Your instructions: State how many lines contain "this", and write nothing except that count.
------ Items ------
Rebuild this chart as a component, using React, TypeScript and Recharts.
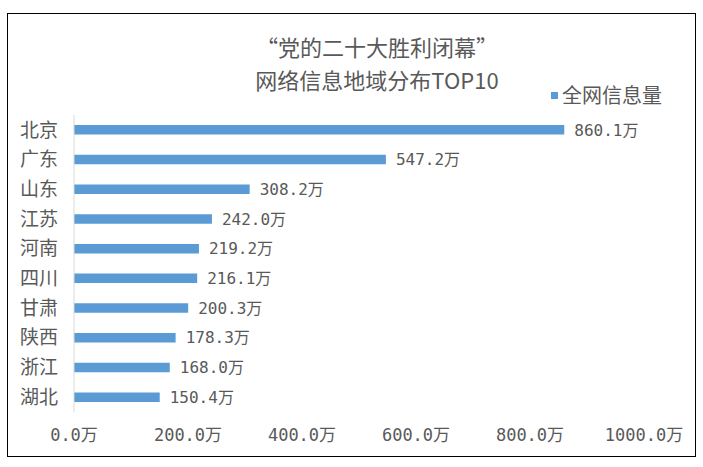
------
------ Items ------
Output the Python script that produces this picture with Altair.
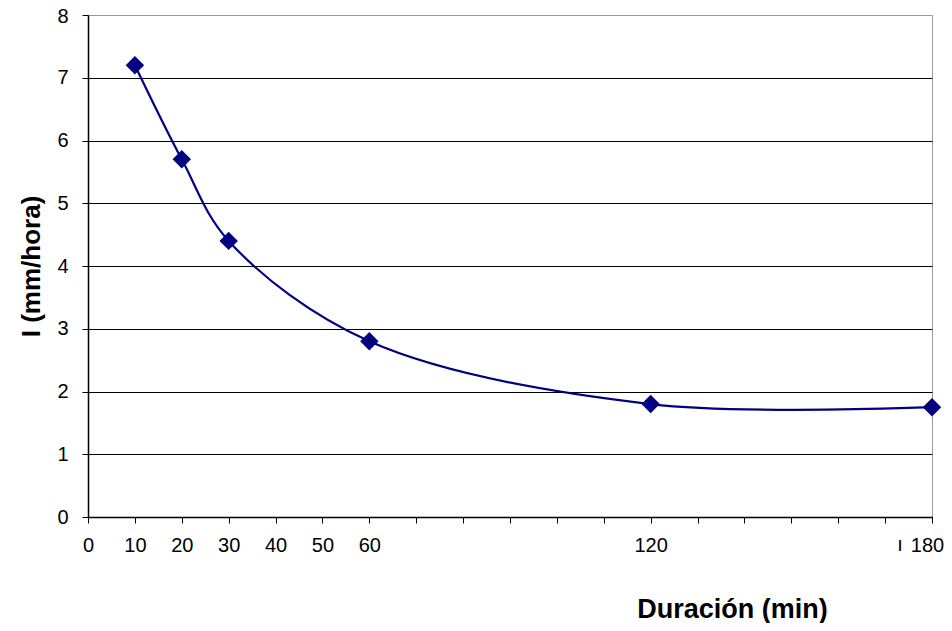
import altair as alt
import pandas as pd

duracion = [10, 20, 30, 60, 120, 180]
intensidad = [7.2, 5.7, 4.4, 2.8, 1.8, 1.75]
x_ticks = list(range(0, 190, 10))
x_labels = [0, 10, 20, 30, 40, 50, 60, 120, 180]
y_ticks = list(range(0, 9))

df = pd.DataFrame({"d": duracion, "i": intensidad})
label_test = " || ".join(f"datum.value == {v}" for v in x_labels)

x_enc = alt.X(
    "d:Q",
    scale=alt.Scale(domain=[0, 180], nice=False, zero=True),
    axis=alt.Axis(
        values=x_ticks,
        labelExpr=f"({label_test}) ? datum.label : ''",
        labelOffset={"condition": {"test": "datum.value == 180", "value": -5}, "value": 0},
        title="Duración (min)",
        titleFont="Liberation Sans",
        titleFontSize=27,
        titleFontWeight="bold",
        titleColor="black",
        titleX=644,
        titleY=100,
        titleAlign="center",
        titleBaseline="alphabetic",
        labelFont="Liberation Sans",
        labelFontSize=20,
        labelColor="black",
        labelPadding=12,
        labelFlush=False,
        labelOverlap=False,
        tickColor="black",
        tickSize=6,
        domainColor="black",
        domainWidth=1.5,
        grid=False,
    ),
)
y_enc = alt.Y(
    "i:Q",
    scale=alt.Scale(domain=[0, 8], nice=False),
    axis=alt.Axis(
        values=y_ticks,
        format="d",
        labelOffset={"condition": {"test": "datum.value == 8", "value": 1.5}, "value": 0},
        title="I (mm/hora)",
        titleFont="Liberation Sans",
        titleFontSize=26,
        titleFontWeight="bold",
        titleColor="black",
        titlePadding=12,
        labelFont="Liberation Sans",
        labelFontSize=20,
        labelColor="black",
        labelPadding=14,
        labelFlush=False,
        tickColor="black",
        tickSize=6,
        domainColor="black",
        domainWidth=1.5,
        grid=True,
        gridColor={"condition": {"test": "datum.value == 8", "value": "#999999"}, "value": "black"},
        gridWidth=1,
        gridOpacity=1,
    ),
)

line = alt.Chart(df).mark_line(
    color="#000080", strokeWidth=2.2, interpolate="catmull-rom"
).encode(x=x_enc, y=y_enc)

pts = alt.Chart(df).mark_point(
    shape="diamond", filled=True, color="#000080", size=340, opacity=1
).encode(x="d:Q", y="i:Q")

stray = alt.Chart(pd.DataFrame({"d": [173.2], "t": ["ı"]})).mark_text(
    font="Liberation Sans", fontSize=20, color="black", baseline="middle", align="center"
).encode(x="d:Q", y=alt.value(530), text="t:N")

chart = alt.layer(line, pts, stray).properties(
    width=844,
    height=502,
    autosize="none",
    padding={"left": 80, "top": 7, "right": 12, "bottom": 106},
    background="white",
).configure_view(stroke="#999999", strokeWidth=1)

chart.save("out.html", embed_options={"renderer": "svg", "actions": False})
------
Exercise response: 2